Set down the full listing exactly as given. Any pictures are to be left out.

------ LISTING ------

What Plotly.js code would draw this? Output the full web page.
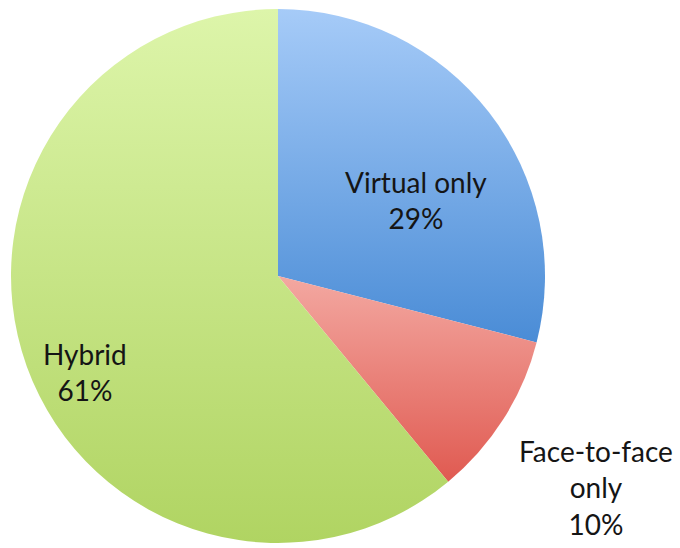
<!DOCTYPE html>
<html>
<head>
<meta charset="utf-8">
<script src="https://cdn.plot.ly/plotly-3.0.1.min.js"></script>
<style>
  html, body { margin: 0; padding: 0; background: #ffffff; }
  #chart { width: 680px; height: 548px; }
</style>
</head>
<body>
<div id="chart"></div>
<script>
const categories = ["Virtual only", "Face-to-face only", "Hybrid"];
const values = [29, 10, 61];
const labelLines = [["Virtual only"], ["Face-to-face", "only"], ["Hybrid"]];
const baseColors = ["#77a9e8", "#ea827a", "#c7e585"];
const gradTop = ["#a6cbf8", "#f3a8a1", "#ddf5aa"];
const gradBottom = ["#4a8cd6", "#e05a51", "#b0d462"];

const labelPos = [
  {x: 416, y: 200},
  {x: 596, y: 487},
  {x: 85, y: 372}
];

const W = 680, H = 548;
const cx = 278, cy = 276, r = 267;

const total = values.reduce((a, b) => a + b, 0);
const annotations = categories.map((c, i) => {
  const pct = Math.round(values[i] / total * 100) + "%";
  return {
    xref: "paper", yref: "paper",
    x: labelPos[i].x / W, y: 1 - labelPos[i].y / H,
    xanchor: "center", yanchor: "middle",
    text: labelLines[i].concat([pct]).join("<br>"),
    showarrow: false,
    align: "center",
    font: {family: "Lato, 'Open Sans', sans-serif", size: 28, color: "#151515"}
  };
});

const data = [{
  type: "pie",
  labels: categories,
  values: values,
  sort: false,
  direction: "clockwise",
  rotation: 0,
  textinfo: "none",
  hoverinfo: "label+percent",
  marker: {colors: baseColors, line: {width: 0}},
  domain: {x: [(cx - r) / W, (cx + r) / W], y: [1 - (cy + r) / H, 1 - (cy - r) / H]},
  showlegend: false
}];

const layout = {
  width: W, height: H,
  margin: {l: 0, r: 0, t: 0, b: 0},
  paper_bgcolor: "#ffffff",
  plot_bgcolor: "#ffffff",
  showlegend: false,
  annotations: annotations
};

Plotly.newPlot("chart", data, layout, {displayModeBar: false, staticPlot: true}).then(function (gd) {
  const svg = gd.querySelector("svg.main-svg");
  const NS = "http://www.w3.org/2000/svg";
  let defs = svg.querySelector("defs");
  if (!defs) { defs = document.createElementNS(NS, "defs"); svg.insertBefore(defs, svg.firstChild); }
  categories.forEach((c, i) => {
    const g = document.createElementNS(NS, "linearGradient");
    g.setAttribute("id", "sliceGrad" + i);
    g.setAttribute("x1", "0"); g.setAttribute("y1", "0");
    g.setAttribute("x2", "0"); g.setAttribute("y2", "1");
    const s1 = document.createElementNS(NS, "stop");
    s1.setAttribute("offset", "0"); s1.setAttribute("stop-color", gradTop[i]);
    const s2 = document.createElementNS(NS, "stop");
    s2.setAttribute("offset", "1"); s2.setAttribute("stop-color", gradBottom[i]);
    g.appendChild(s1); g.appendChild(s2);
    defs.appendChild(g);
  });
  const slices = gd.querySelectorAll("g.slice path.surface");
  slices.forEach((p, i) => {
    p.style.fill = "url(#sliceGrad" + i + ")";
  });
});
</script>
</body>
</html>
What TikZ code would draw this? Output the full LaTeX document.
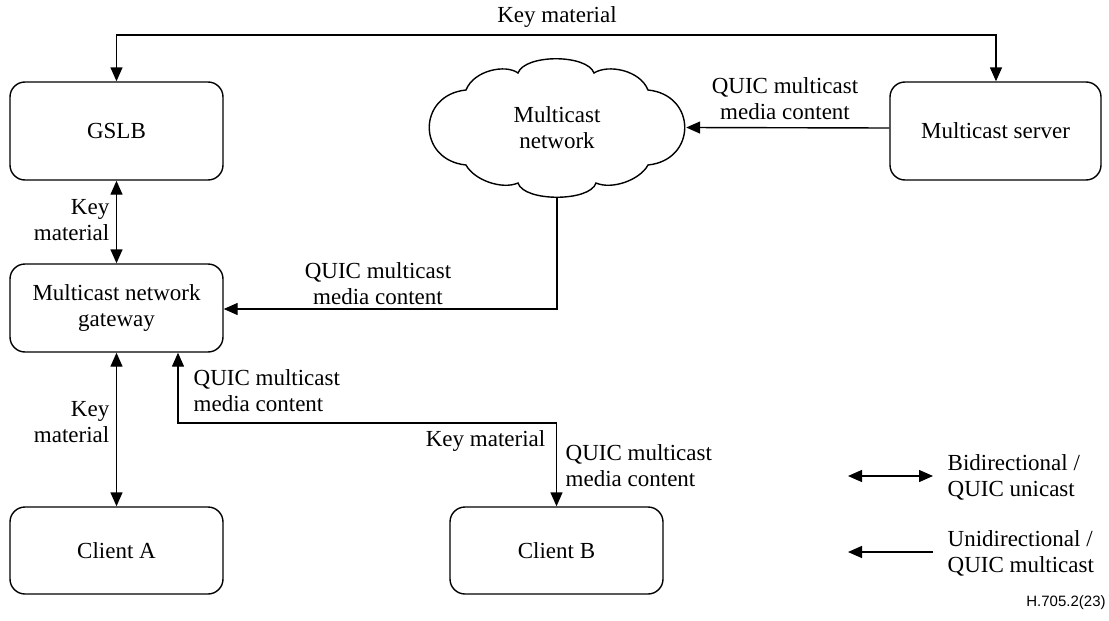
\documentclass[tikz,border=0pt]{standalone}
\usepackage{fontspec}
\setmainfont{Liberation Serif}
\newfontfamily\figsans{Liberation Sans}
\usetikzlibrary{arrows.meta}

\begin{document}
\begin{tikzpicture}[x=0.5pt,y=-0.5pt,
  font=\fontsize{11.5}{13}\selectfont,
  line width=0.7pt,
  tip/.tip={Triangle[length=7pt,width=6pt]},
  box/.style={draw, rounded corners=7.5pt, align=center, inner sep=0pt},
  oneway/.style={-tip},
  twoway/.style={tip-tip},
  lbl/.style={align=center, inner sep=0pt},
  lbll/.style={align=left, inner sep=0pt},
  lblr/.style={align=right, inner sep=0pt, anchor=east},
]
\useasboundingbox (0,0) rectangle (1109,621);

% entities
\node[box, minimum width=106.5pt, minimum height=49pt] (gslb) at (116.5,131) {GSLB};
\node[box, minimum width=105.5pt, minimum height=49pt] (server) at (995.5,131) {Multicast server};
\node[box, minimum width=106.5pt, minimum height=44pt] (gw) at (116.5,308) {Multicast network\\gateway};
\node[box, minimum width=106.5pt, minimum height=43.5pt] (ca) at (116.5,550.5) {Client A};
\node[box, minimum width=106.5pt, minimum height=43.5pt] (cb) at (556.5,550.5) {Client B};

% cloud outline: eight puffs
\draw (518,73)
  .. controls (525,54) and (587,54) .. (594,73)
  .. controls (608,64) and (640,70) .. (648,90)
  .. controls (697,95) and (697,160) .. (648,165)
  .. controls (640,180) and (612,190) .. (596,183)
  .. controls (590,202) and (524,202) .. (518,183)
  .. controls (502,190) and (474,180) .. (466,165)
  .. controls (417,160) and (417,95) .. (466,90)
  .. controls (474,70) and (506,64) .. (518,73) -- cycle;
\node[lbl, minimum width=128.5pt, minimum height=69.5pt] (cloud) at (557,127.5) {Multicast\\network};

% key material between GSLB and server
\coordinate (kl) at (116.5,35);
\coordinate (kr) at (996,35);
\draw[oneway] (kl) -- (kr) -- (server.north -| kr);
\draw[oneway] (kr) -- (kl) -- (gslb.north);
\node[lbl] (kmtop) at (557,17) {Key material};

% server to cloud
\draw[oneway] (server.west |- 0,128) -- (cloud.east);
\node[lbl] (qs) at (785,99) {QUIC multicast\\media content};

% GSLB to gateway
\draw[twoway] (gslb.south) -- (gw.north);
\node[lblr] (k1) at (110,220) {Key\\material};

% cloud to gateway
\coordinate (cb1) at (557,309);
\draw[oneway] (cloud.south) -- (cb1) -- (gw.east |- cb1);
\node[lbl] (qc) at (378,284) {QUIC multicast\\media content};

% gateway to client A
\draw[twoway] (gw.south) -- (ca.north);
\node[lblr] (k2) at (110,422) {Key\\material};

% gateway to client B
\coordinate (g1) at (178,423);
\coordinate (g2) at (556.5,423);
\draw[twoway] (gw.south -| g1) -- (g1) -- (g2) -- (cb.north);
\node[lbll, anchor=west] (qb1) at (193,391) {QUIC multicast\\media content};
\node[lbl, anchor=east] (kb) at (546,441) {Key material};
\node[lbll, anchor=west] (qb2) at (565,466) {QUIC multicast\\media content};

% legend
\coordinate (l1a) at (848,476);
\coordinate (l1b) at (933,476);
\coordinate (l2a) at (848,552);
\coordinate (l2b) at (933,552);
\draw[twoway] (l1a) -- (l1b);
\draw[oneway] (l2b) -- (l2a);
\node[lbll, anchor=west] (lg1) at (947,477) {Bidirectional /\\QUIC unicast};
\node[lbll, anchor=west] (lg2) at (947,553) {Unidirectional /\\QUIC multicast};

\node[inner sep=0pt, font=\figsans\fontsize{7.5}{9}\selectfont] (ref) at (1066,603) {H.705.2(23)};
\end{tikzpicture}
\end{document}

------

THE COMPLETED TASK:
What Plotly.js code would draw this? Output the full web page.
<!DOCTYPE html>
<html>
<head>
<meta charset="utf-8">
<script src="https://cdn.plot.ly/plotly-3.0.1.min.js"></script>
<style>
  html, body { margin: 0; padding: 0; background: #ffffff; }
  #chart { width: 680px; height: 548px; }
</style>
</head>
<body>
<div id="chart"></div>
<script>
const categories = ["Virtual only", "Face-to-face only", "Hybrid"];
const values = [29, 10, 61];
const labelLines = [["Virtual only"], ["Face-to-face", "only"], ["Hybrid"]];
const baseColors = ["#77a9e8", "#ea827a", "#c7e585"];
const gradTop = ["#a6cbf8", "#f3a8a1", "#ddf5aa"];
const gradBottom = ["#4a8cd6", "#e05a51", "#b0d462"];

const labelPos = [
  {x: 416, y: 200},
  {x: 596, y: 487},
  {x: 85, y: 372}
];

const W = 680, H = 548;
const cx = 278, cy = 276, r = 267;

const total = values.reduce((a, b) => a + b, 0);
const annotations = categories.map((c, i) => {
  const pct = Math.round(values[i] / total * 100) + "%";
  return {
    xref: "paper", yref: "paper",
    x: labelPos[i].x / W, y: 1 - labelPos[i].y / H,
    xanchor: "center", yanchor: "middle",
    text: labelLines[i].concat([pct]).join("<br>"),
    showarrow: false,
    align: "center",
    font: {family: "Lato, 'Open Sans', sans-serif", size: 28, color: "#151515"}
  };
});

const data = [{
  type: "pie",
  labels: categories,
  values: values,
  sort: false,
  direction: "clockwise",
  rotation: 0,
  textinfo: "none",
  hoverinfo: "label+percent",
  marker: {colors: baseColors, line: {width: 0}},
  domain: {x: [(cx - r) / W, (cx + r) / W], y: [1 - (cy + r) / H, 1 - (cy - r) / H]},
  showlegend: false
}];

const layout = {
  width: W, height: H,
  margin: {l: 0, r: 0, t: 0, b: 0},
  paper_bgcolor: "#ffffff",
  plot_bgcolor: "#ffffff",
  showlegend: false,
  annotations: annotations
};

Plotly.newPlot("chart", data, layout, {displayModeBar: false, staticPlot: true}).then(function (gd) {
  const svg = gd.querySelector("svg.main-svg");
  const NS = "http://www.w3.org/2000/svg";
  let defs = svg.querySelector("defs");
  if (!defs) { defs = document.createElementNS(NS, "defs"); svg.insertBefore(defs, svg.firstChild); }
  categories.forEach((c, i) => {
    const g = document.createElementNS(NS, "linearGradient");
    g.setAttribute("id", "sliceGrad" + i);
    g.setAttribute("x1", "0"); g.setAttribute("y1", "0");
    g.setAttribute("x2", "0"); g.setAttribute("y2", "1");
    const s1 = document.createElementNS(NS, "stop");
    s1.setAttribute("offset", "0"); s1.setAttribute("stop-color", gradTop[i]);
    const s2 = document.createElementNS(NS, "stop");
    s2.setAttribute("offset", "1"); s2.setAttribute("stop-color", gradBottom[i]);
    g.appendChild(s1); g.appendChild(s2);
    defs.appendChild(g);
  });
  const slices = gd.querySelectorAll("g.slice path.surface");
  slices.forEach((p, i) => {
    p.style.fill = "url(#sliceGrad" + i + ")";
  });
});
</script>
</body>
</html>
What TikZ code would draw this? Output the full LaTeX document.
\documentclass[tikz,border=0pt]{standalone}
\usepackage{fontspec}
\setmainfont{Liberation Serif}
\newfontfamily\figsans{Liberation Sans}
\usetikzlibrary{arrows.meta}

\begin{document}
\begin{tikzpicture}[x=0.5pt,y=-0.5pt,
  font=\fontsize{11.5}{13}\selectfont,
  line width=0.7pt,
  tip/.tip={Triangle[length=7pt,width=6pt]},
  box/.style={draw, rounded corners=7.5pt, align=center, inner sep=0pt},
  oneway/.style={-tip},
  twoway/.style={tip-tip},
  lbl/.style={align=center, inner sep=0pt},
  lbll/.style={align=left, inner sep=0pt},
  lblr/.style={align=right, inner sep=0pt, anchor=east},
]
\useasboundingbox (0,0) rectangle (1109,621);

% entities
\node[box, minimum width=106.5pt, minimum height=49pt] (gslb) at (116.5,131) {GSLB};
\node[box, minimum width=105.5pt, minimum height=49pt] (server) at (995.5,131) {Multicast server};
\node[box, minimum width=106.5pt, minimum height=44pt] (gw) at (116.5,308) {Multicast network\\gateway};
\node[box, minimum width=106.5pt, minimum height=43.5pt] (ca) at (116.5,550.5) {Client A};
\node[box, minimum width=106.5pt, minimum height=43.5pt] (cb) at (556.5,550.5) {Client B};

% cloud outline: eight puffs
\draw (518,73)
  .. controls (525,54) and (587,54) .. (594,73)
  .. controls (608,64) and (640,70) .. (648,90)
  .. controls (697,95) and (697,160) .. (648,165)
  .. controls (640,180) and (612,190) .. (596,183)
  .. controls (590,202) and (524,202) .. (518,183)
  .. controls (502,190) and (474,180) .. (466,165)
  .. controls (417,160) and (417,95) .. (466,90)
  .. controls (474,70) and (506,64) .. (518,73) -- cycle;
\node[lbl, minimum width=128.5pt, minimum height=69.5pt] (cloud) at (557,127.5) {Multicast\\network};

% key material between GSLB and server
\coordinate (kl) at (116.5,35);
\coordinate (kr) at (996,35);
\draw[oneway] (kl) -- (kr) -- (server.north -| kr);
\draw[oneway] (kr) -- (kl) -- (gslb.north);
\node[lbl] (kmtop) at (557,17) {Key material};

% server to cloud
\draw[oneway] (server.west |- 0,128) -- (cloud.east);
\node[lbl] (qs) at (785,99) {QUIC multicast\\media content};

% GSLB to gateway
\draw[twoway] (gslb.south) -- (gw.north);
\node[lblr] (k1) at (110,220) {Key\\material};

% cloud to gateway
\coordinate (cb1) at (557,309);
\draw[oneway] (cloud.south) -- (cb1) -- (gw.east |- cb1);
\node[lbl] (qc) at (378,284) {QUIC multicast\\media content};

% gateway to client A
\draw[twoway] (gw.south) -- (ca.north);
\node[lblr] (k2) at (110,422) {Key\\material};

% gateway to client B
\coordinate (g1) at (178,423);
\coordinate (g2) at (556.5,423);
\draw[twoway] (gw.south -| g1) -- (g1) -- (g2) -- (cb.north);
\node[lbll, anchor=west] (qb1) at (193,391) {QUIC multicast\\media content};
\node[lbl, anchor=east] (kb) at (546,441) {Key material};
\node[lbll, anchor=west] (qb2) at (565,466) {QUIC multicast\\media content};

% legend
\coordinate (l1a) at (848,476);
\coordinate (l1b) at (933,476);
\coordinate (l2a) at (848,552);
\coordinate (l2b) at (933,552);
\draw[twoway] (l1a) -- (l1b);
\draw[oneway] (l2b) -- (l2a);
\node[lbll, anchor=west] (lg1) at (947,477) {Bidirectional /\\QUIC unicast};
\node[lbll, anchor=west] (lg2) at (947,553) {Unidirectional /\\QUIC multicast};

\node[inner sep=0pt, font=\figsans\fontsize{7.5}{9}\selectfont] (ref) at (1066,603) {H.705.2(23)};
\end{tikzpicture}
\end{document}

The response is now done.